| SET PROBLEM |
Skip any picture you find and retype all the remaining lines exactly.

⟨

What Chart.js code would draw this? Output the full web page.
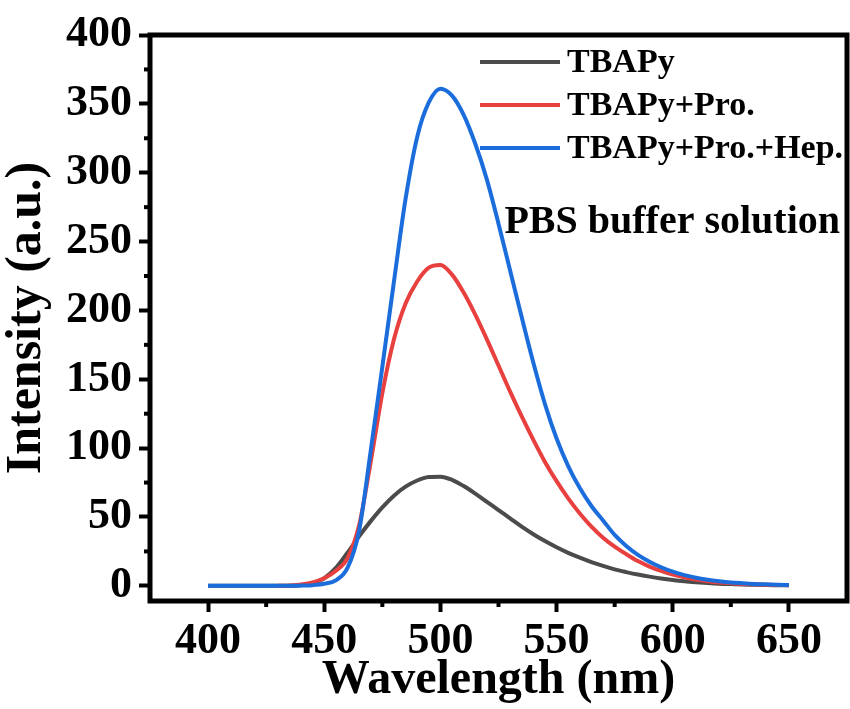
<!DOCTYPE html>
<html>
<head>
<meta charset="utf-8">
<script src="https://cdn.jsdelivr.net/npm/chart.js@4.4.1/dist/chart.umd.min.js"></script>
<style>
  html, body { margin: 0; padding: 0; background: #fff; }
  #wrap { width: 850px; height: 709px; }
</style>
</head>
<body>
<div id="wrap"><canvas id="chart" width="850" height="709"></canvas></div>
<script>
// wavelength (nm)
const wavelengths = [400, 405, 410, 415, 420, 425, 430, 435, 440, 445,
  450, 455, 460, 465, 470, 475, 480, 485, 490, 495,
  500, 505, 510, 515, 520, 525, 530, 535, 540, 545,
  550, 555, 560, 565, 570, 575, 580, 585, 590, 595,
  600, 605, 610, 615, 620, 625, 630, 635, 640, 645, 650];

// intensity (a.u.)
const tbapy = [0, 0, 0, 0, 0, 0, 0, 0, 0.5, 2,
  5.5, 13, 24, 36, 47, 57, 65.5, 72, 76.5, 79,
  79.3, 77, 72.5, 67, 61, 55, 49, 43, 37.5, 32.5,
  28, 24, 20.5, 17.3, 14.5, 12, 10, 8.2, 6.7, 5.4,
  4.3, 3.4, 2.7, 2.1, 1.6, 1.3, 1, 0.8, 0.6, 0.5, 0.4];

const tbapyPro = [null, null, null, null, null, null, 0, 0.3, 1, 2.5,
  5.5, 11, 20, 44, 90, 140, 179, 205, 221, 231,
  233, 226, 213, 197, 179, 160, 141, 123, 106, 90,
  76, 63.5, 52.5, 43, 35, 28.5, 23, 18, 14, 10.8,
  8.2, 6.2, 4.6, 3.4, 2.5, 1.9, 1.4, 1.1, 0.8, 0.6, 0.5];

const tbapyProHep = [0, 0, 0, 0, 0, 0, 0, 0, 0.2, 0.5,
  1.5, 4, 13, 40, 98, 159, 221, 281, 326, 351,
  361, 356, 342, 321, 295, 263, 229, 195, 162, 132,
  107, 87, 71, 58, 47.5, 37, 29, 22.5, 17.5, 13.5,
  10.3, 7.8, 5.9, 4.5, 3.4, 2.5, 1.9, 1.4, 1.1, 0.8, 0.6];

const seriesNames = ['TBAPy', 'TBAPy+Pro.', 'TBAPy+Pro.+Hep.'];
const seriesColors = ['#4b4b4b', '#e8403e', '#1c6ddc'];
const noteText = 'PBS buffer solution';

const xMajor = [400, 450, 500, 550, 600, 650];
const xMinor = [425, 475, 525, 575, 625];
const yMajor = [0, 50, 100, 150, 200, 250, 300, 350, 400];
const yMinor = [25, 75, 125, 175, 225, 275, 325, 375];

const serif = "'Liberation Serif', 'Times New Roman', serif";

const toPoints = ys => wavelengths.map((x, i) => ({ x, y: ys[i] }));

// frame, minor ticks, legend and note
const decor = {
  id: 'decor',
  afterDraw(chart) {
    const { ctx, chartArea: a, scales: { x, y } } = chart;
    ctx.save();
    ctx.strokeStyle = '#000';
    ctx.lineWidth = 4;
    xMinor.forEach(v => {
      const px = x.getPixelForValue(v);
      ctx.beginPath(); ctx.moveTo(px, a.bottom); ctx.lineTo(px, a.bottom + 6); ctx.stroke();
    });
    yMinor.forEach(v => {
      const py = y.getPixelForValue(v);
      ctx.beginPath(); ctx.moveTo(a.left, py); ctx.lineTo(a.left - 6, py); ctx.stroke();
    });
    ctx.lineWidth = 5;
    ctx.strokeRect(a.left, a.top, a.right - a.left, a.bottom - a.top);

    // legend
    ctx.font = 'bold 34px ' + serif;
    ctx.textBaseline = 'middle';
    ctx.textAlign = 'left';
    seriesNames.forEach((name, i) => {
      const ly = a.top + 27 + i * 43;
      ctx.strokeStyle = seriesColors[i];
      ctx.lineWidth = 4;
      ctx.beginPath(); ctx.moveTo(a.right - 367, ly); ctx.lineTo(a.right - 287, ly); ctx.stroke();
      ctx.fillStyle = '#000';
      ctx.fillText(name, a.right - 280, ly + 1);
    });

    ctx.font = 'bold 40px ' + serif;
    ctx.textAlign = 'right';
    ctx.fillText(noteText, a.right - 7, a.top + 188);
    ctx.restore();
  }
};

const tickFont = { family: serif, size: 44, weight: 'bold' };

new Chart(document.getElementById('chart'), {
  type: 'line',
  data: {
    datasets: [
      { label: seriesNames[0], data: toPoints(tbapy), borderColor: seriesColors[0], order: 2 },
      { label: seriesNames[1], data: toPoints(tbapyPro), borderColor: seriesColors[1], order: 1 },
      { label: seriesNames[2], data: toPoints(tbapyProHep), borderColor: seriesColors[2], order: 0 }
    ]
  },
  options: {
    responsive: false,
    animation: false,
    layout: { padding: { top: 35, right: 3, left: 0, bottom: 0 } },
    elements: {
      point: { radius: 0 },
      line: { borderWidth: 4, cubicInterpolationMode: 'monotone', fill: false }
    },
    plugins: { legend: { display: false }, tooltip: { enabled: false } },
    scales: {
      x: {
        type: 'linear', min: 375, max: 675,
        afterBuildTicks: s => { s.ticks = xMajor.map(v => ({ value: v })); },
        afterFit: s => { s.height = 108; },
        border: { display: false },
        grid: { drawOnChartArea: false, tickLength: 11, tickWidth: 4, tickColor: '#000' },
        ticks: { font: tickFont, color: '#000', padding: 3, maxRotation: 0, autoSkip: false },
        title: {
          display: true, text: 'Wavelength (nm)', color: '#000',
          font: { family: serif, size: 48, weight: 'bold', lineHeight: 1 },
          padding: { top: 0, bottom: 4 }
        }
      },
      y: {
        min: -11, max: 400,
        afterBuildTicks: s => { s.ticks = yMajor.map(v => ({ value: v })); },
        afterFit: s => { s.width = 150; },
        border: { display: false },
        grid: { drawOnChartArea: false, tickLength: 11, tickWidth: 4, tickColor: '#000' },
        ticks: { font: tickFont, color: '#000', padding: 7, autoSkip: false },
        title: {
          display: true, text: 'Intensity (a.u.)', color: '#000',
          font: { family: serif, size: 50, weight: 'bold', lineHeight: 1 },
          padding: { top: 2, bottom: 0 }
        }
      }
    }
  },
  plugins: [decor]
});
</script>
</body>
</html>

⟩

| REPLY |
What Chart.js code would draw this? Output the full web page.
<!DOCTYPE html>
<html>
<head>
<meta charset="utf-8">
<script src="https://cdn.jsdelivr.net/npm/chart.js@4.4.1/dist/chart.umd.min.js"></script>
<style>
  html, body { margin: 0; padding: 0; background: #fff; }
  #wrap { width: 850px; height: 709px; }
</style>
</head>
<body>
<div id="wrap"><canvas id="chart" width="850" height="709"></canvas></div>
<script>
// wavelength (nm)
const wavelengths = [400, 405, 410, 415, 420, 425, 430, 435, 440, 445,
  450, 455, 460, 465, 470, 475, 480, 485, 490, 495,
  500, 505, 510, 515, 520, 525, 530, 535, 540, 545,
  550, 555, 560, 565, 570, 575, 580, 585, 590, 595,
  600, 605, 610, 615, 620, 625, 630, 635, 640, 645, 650];

// intensity (a.u.)
const tbapy = [0, 0, 0, 0, 0, 0, 0, 0, 0.5, 2,
  5.5, 13, 24, 36, 47, 57, 65.5, 72, 76.5, 79,
  79.3, 77, 72.5, 67, 61, 55, 49, 43, 37.5, 32.5,
  28, 24, 20.5, 17.3, 14.5, 12, 10, 8.2, 6.7, 5.4,
  4.3, 3.4, 2.7, 2.1, 1.6, 1.3, 1, 0.8, 0.6, 0.5, 0.4];

const tbapyPro = [null, null, null, null, null, null, 0, 0.3, 1, 2.5,
  5.5, 11, 20, 44, 90, 140, 179, 205, 221, 231,
  233, 226, 213, 197, 179, 160, 141, 123, 106, 90,
  76, 63.5, 52.5, 43, 35, 28.5, 23, 18, 14, 10.8,
  8.2, 6.2, 4.6, 3.4, 2.5, 1.9, 1.4, 1.1, 0.8, 0.6, 0.5];

const tbapyProHep = [0, 0, 0, 0, 0, 0, 0, 0, 0.2, 0.5,
  1.5, 4, 13, 40, 98, 159, 221, 281, 326, 351,
  361, 356, 342, 321, 295, 263, 229, 195, 162, 132,
  107, 87, 71, 58, 47.5, 37, 29, 22.5, 17.5, 13.5,
  10.3, 7.8, 5.9, 4.5, 3.4, 2.5, 1.9, 1.4, 1.1, 0.8, 0.6];

const seriesNames = ['TBAPy', 'TBAPy+Pro.', 'TBAPy+Pro.+Hep.'];
const seriesColors = ['#4b4b4b', '#e8403e', '#1c6ddc'];
const noteText = 'PBS buffer solution';

const xMajor = [400, 450, 500, 550, 600, 650];
const xMinor = [425, 475, 525, 575, 625];
const yMajor = [0, 50, 100, 150, 200, 250, 300, 350, 400];
const yMinor = [25, 75, 125, 175, 225, 275, 325, 375];

const serif = "'Liberation Serif', 'Times New Roman', serif";

const toPoints = ys => wavelengths.map((x, i) => ({ x, y: ys[i] }));

// frame, minor ticks, legend and note
const decor = {
  id: 'decor',
  afterDraw(chart) {
    const { ctx, chartArea: a, scales: { x, y } } = chart;
    ctx.save();
    ctx.strokeStyle = '#000';
    ctx.lineWidth = 4;
    xMinor.forEach(v => {
      const px = x.getPixelForValue(v);
      ctx.beginPath(); ctx.moveTo(px, a.bottom); ctx.lineTo(px, a.bottom + 6); ctx.stroke();
    });
    yMinor.forEach(v => {
      const py = y.getPixelForValue(v);
      ctx.beginPath(); ctx.moveTo(a.left, py); ctx.lineTo(a.left - 6, py); ctx.stroke();
    });
    ctx.lineWidth = 5;
    ctx.strokeRect(a.left, a.top, a.right - a.left, a.bottom - a.top);

    // legend
    ctx.font = 'bold 34px ' + serif;
    ctx.textBaseline = 'middle';
    ctx.textAlign = 'left';
    seriesNames.forEach((name, i) => {
      const ly = a.top + 27 + i * 43;
      ctx.strokeStyle = seriesColors[i];
      ctx.lineWidth = 4;
      ctx.beginPath(); ctx.moveTo(a.right - 367, ly); ctx.lineTo(a.right - 287, ly); ctx.stroke();
      ctx.fillStyle = '#000';
      ctx.fillText(name, a.right - 280, ly + 1);
    });

    ctx.font = 'bold 40px ' + serif;
    ctx.textAlign = 'right';
    ctx.fillText(noteText, a.right - 7, a.top + 188);
    ctx.restore();
  }
};

const tickFont = { family: serif, size: 44, weight: 'bold' };

new Chart(document.getElementById('chart'), {
  type: 'line',
  data: {
    datasets: [
      { label: seriesNames[0], data: toPoints(tbapy), borderColor: seriesColors[0], order: 2 },
      { label: seriesNames[1], data: toPoints(tbapyPro), borderColor: seriesColors[1], order: 1 },
      { label: seriesNames[2], data: toPoints(tbapyProHep), borderColor: seriesColors[2], order: 0 }
    ]
  },
  options: {
    responsive: false,
    animation: false,
    layout: { padding: { top: 35, right: 3, left: 0, bottom: 0 } },
    elements: {
      point: { radius: 0 },
      line: { borderWidth: 4, cubicInterpolationMode: 'monotone', fill: false }
    },
    plugins: { legend: { display: false }, tooltip: { enabled: false } },
    scales: {
      x: {
        type: 'linear', min: 375, max: 675,
        afterBuildTicks: s => { s.ticks = xMajor.map(v => ({ value: v })); },
        afterFit: s => { s.height = 108; },
        border: { display: false },
        grid: { drawOnChartArea: false, tickLength: 11, tickWidth: 4, tickColor: '#000' },
        ticks: { font: tickFont, color: '#000', padding: 3, maxRotation: 0, autoSkip: false },
        title: {
          display: true, text: 'Wavelength (nm)', color: '#000',
          font: { family: serif, size: 48, weight: 'bold', lineHeight: 1 },
          padding: { top: 0, bottom: 4 }
        }
      },
      y: {
        min: -11, max: 400,
        afterBuildTicks: s => { s.ticks = yMajor.map(v => ({ value: v })); },
        afterFit: s => { s.width = 150; },
        border: { display: false },
        grid: { drawOnChartArea: false, tickLength: 11, tickWidth: 4, tickColor: '#000' },
        ticks: { font: tickFont, color: '#000', padding: 7, autoSkip: false },
        title: {
          display: true, text: 'Intensity (a.u.)', color: '#000',
          font: { family: serif, size: 50, weight: 'bold', lineHeight: 1 },
          padding: { top: 2, bottom: 0 }
        }
      }
    }
  },
  plugins: [decor]
});
</script>
</body>
</html>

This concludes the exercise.